Le pire survient le jour fixé pour la libération, où soudain tout est remis en cause par des Mamelouks extrémistes : “Nous tuerons le roi et ces hommes de haut rang qui sont ici ; comme cela nous n’avons rien à crain-dre d’ici quarante ans, car leurs enfants sont petits.” Heureu-sement, la cupidité l’emporte sur la sûreté : Saint-Louis et les siens peuvent quitter l’Égypte pour la Palestine, avec en cadeau les œufs durs joliment peints qu’on réserve aux invités de marque…
Restent en souffrance les douze mille captifs chrétiens d’Égypte. Saint-Louis suspend le règlement du solde de la rançon jusqu’à leur délivrance. Pour manifester sa détermination, contre l’avis des barons, il choisit de rester dans ce qu’il reste de Terre sainte le temps qu’il faudra… Et il faudra presque quatre ans ! Tout en priant le ciel pour que le fléau mongol s’abatte enfin sur les Infidèles, il joue sur les querelles entre les Mamelouks du Caire et leurs rivaux de Syrie pour faire sortir son peuple d’Égypte. Un constat de non-exécution du traité, qui délie le roi de toute obligation, permet enfin la percée. Pour éviter l’alliance de leurs ennemis, ses anciens geôliers s’engagent à lui rendre les captifs, ou à défaut leurs ossements, et renoncent même au solde de la rançon !
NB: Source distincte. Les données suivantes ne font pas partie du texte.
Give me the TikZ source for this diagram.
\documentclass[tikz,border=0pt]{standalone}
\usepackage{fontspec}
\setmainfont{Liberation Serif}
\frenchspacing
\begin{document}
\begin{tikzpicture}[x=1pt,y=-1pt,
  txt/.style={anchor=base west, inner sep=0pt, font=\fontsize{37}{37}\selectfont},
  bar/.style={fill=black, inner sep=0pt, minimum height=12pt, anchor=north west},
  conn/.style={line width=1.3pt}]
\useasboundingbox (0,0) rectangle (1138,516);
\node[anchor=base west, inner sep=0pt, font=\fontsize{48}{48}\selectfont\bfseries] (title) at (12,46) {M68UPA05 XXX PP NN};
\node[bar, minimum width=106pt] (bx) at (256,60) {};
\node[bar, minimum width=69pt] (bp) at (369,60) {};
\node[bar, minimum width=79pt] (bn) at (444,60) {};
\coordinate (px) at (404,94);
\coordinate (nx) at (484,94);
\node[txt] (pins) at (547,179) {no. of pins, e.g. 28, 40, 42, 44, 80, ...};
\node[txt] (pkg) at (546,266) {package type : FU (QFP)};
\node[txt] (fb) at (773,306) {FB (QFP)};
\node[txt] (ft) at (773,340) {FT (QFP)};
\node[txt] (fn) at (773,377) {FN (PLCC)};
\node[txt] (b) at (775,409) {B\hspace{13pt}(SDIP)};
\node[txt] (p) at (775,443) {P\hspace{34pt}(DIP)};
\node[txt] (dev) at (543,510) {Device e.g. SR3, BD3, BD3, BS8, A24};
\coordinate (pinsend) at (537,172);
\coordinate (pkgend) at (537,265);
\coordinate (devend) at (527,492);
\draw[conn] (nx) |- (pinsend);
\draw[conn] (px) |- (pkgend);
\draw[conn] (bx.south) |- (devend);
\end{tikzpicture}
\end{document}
Le miracle des mains vides
Saint-Louis est trop faible pour faiblir, mais enfin, ses tourmenteurs ont du goût pour la palabre à l’ombre des cimeterres ; alors que le tigre altéré de sang qui a pris Louis XI en otage n’en veut qu’à sa vie. La grosse ‘‘tour du régicide’’ du château de Péronne n’est pas là, sous ses yeux, pour le rassurer : un de ses prédécesseurs, Charles le Simple, y a connu la même angoisse mortelle au Xe siècle… Au fait, n’est-ce pas lui qui a courbé le front d’autres insolents, les barbares du Nord, en leur donnant ce qu’ils avaient déjà pris, la Normandie ? Tout simplement, comme son surnom l’indique ! Forcé de s’agenouiller pour l’hommage féodal, le premier duc viking s’est pris les pieds dans le tapis, exprès bien sûr, pour entraîner son suzerain dans sa chute. Mais après lui, le fiston a fait le duc comme tout le monde, sans faire craquer ses genoux et avec l’inclinaison de nuque adéquate. Donner librement ce qu’on ne possède plus à qui veut bien le recevoir, voilà le miracle des mains vides accompli par un roi nu…
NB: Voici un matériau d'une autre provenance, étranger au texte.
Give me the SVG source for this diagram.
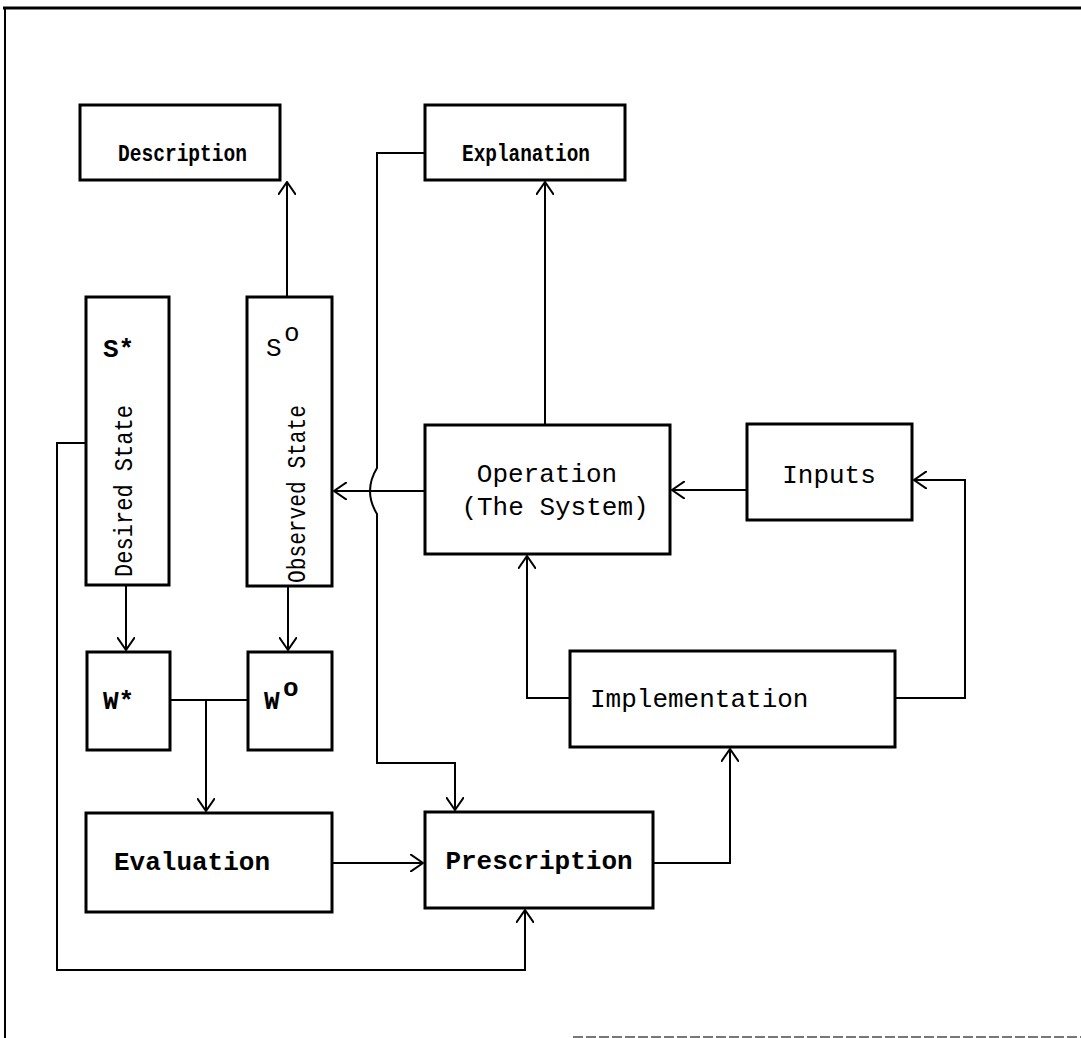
<svg xmlns="http://www.w3.org/2000/svg" width="1081" height="1038" viewBox="0 0 1081 1038">
<style>
.box{fill:#fff;stroke:#000;stroke-width:3}
.ln{fill:none;stroke:#000;stroke-width:2}
.lb{font-family:"Liberation Mono",monospace;font-size:26px;fill:#000}
.sm{font-family:"Liberation Mono",monospace;font-size:23px;font-weight:bold;fill:#000}
.vt{font-family:"Liberation Mono",monospace;font-size:25px;fill:#000}
</style>
<defs>
<marker id="arr" viewBox="0 0 14 18" refX="13" refY="9" markerWidth="14" markerHeight="18" orient="auto" markerUnits="userSpaceOnUse">
<path d="M0,0 L13,9 L0,18" fill="none" stroke="#000" stroke-width="2"/>
</marker>
</defs>
<rect width="1081" height="1038" fill="#fff"/>
<g id="frame">
<line x1="3" y1="8" x2="1081" y2="8" stroke="#000" stroke-width="3"/>
<line x1="5" y1="8" x2="5" y2="1038" stroke="#000" stroke-width="2"/>
<line x1="573" y1="1037" x2="1081" y2="1037" stroke="#777" stroke-width="2" stroke-dasharray="10 3"/>
</g>
<g id="connectors">
<path class="ln" d="M287,297 V182" marker-end="url(#arr)"/>
<path class="ln" d="M545,425 V182" marker-end="url(#arr)"/>
<path class="ln" d="M425,153 H377 V468 Q363,491 377,514 V763 H455 V810" marker-end="url(#arr)"/>
<path class="ln" d="M425,491 H334" stroke-width="3" marker-end="url(#arr)"/>
<path class="ln" d="M747,490 H672" stroke-width="3" marker-end="url(#arr)"/>
<path class="ln" d="M126,585 V650" marker-end="url(#arr)"/>
<path class="ln" d="M288,586 V650" marker-end="url(#arr)"/>
<path class="ln" d="M170,700 H248"/>
<path class="ln" d="M206,700 V811" marker-end="url(#arr)"/>
<path class="ln" d="M332,863 H423" marker-end="url(#arr)"/>
<path class="ln" d="M653,863 H730 V749" marker-end="url(#arr)"/>
<path class="ln" d="M570,698 H527 V556" marker-end="url(#arr)"/>
<path class="ln" d="M895,698 H965 V480 H914" marker-end="url(#arr)"/>
<path class="ln" d="M86,443 H57 V970 H525 V910" marker-end="url(#arr)"/>
</g>
<g id="description">
<rect class="box" x="80" y="105" width="200" height="75"/>
<text class="sm" x="118" y="161" textLength="129" lengthAdjust="spacingAndGlyphs">Description</text>
</g>
<g id="explanation">
<rect class="box" x="425" y="105" width="200" height="75"/>
<text class="sm" x="462" y="161" textLength="128" lengthAdjust="spacingAndGlyphs">Explanation</text>
</g>
<g id="desired-state">
<rect class="box" x="86" y="297" width="83" height="288"/>
<text class="lb" x="103" y="357" font-weight="bold" font-size="25">S*</text>
<text class="vt" transform="translate(132,491) rotate(-90)" text-anchor="middle" textLength="172" lengthAdjust="spacingAndGlyphs">Desired State</text>
</g>
<g id="observed-state">
<rect class="box" x="247" y="297" width="85" height="289"/>
<text class="lb" x="266" y="356" font-size="25">S</text>
<text class="lb" x="284" y="341" font-size="20">o</text>
<text class="vt" transform="translate(305,494) rotate(-90)" text-anchor="middle" textLength="178" lengthAdjust="spacingAndGlyphs">Observed State</text>
</g>
<g id="operation">
<rect class="box" x="425" y="425" width="245" height="129"/>
<text class="lb" x="547" y="482" text-anchor="middle">Operation</text>
<text class="lb" x="555" y="515" text-anchor="middle">(The System)</text>
</g>
<g id="inputs">
<rect class="box" x="747" y="424" width="165" height="96"/>
<text class="lb" x="829" y="483" text-anchor="middle">Inputs</text>
</g>
<g id="w-star">
<rect class="box" x="87" y="652" width="83" height="98"/>
<text class="lb" x="103" y="709" font-weight="bold">W*</text>
</g>
<g id="w-obs">
<rect class="box" x="248" y="652" width="84" height="98"/>
<text class="lb" x="264" y="709" font-weight="bold">W</text>
<text class="lb" x="283" y="696" font-weight="bold" font-size="21">o</text>
</g>
<g id="implementation">
<rect class="box" x="570" y="651" width="325" height="96"/>
<text class="lb" x="590" y="707">Implementation</text>
</g>
<g id="evaluation">
<rect class="box" x="86" y="813" width="246" height="99"/>
<text class="lb" x="192" y="870" text-anchor="middle" font-weight="bold">Evaluation</text>
</g>
<g id="prescription">
<rect class="box" x="425" y="812" width="228" height="96"/>
<text class="lb" x="539" y="869" text-anchor="middle" font-weight="bold">Prescription</text>
</g>
</svg>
Pour amorcer l’improbable négociation avec Charles le Téméraire, Louis XI va donc tout lâcher, tout céder, tout offrir, pour sauver sa peau ; car si tout est perdu, fors la vie, rien n’est perdu. Tout, c’est-à-dire argent, otages, provinces, et à la fin, même l’honneur, puisqu’il accepte, toute honte bue, de participer à une expédition punitive de son ravisseur contre Liège, une cité alliée de la France… Et le tout, avec le sourire, comme le rapporte Commynes : “Quatre ou cinq jours après cette prise “de Liège“, commença le roy à embesongner ceux qu’il tenoit pour ses amis, envers ledit duc, pour s’en pouvoir aller, et aussi en parla au duc en sage sorte, disant que, s’il avoit plus à faire de luy, qu’il ne l’espargnast point ; mais s’il n’y avoit plus riens à faire, qu’il désiroit aller à Paris faire publier leur appointement en la cour de Parlement (pource que c’est la coustume de France d’y publier tous ac-cords, ou autrement ne seroient de nulle valeur ; toutesfois les rois y peuvent toujours beaucoup).”
Eh oui ! même donnée sur une relique de la vraie croix, la parole du roi ne lui confère pas force de loi. Aux trente-sept feuillets d’articles scélérats, qui sentent le halètement du fauve et portent la marque de ses crocs, il faut encore la griffe du greffier. Une simple formalité qui rend au royaume son roi… et signe la perte du duc, huit ans plus tard, après ses défaites de Granson et de Morat, infligées par les forces suisses (financées par Louis XI, bien entendu).
Tout faire toujours dans les formes, telle est la leçon des rois nus. Hors du visa de la reine ou de l’enregistrement par le parlement, point de salut ! Élizabeth II, lors de son jubilé de diamant, s’est glorifiée d’être “conventionnelle”. Cela prète à sourire de ce côté de la Manche, où les Conventionnels de 93 ne se contentaient pas de tordre le cou aux conventions, mais c’est se priver bêtement de la force du faible.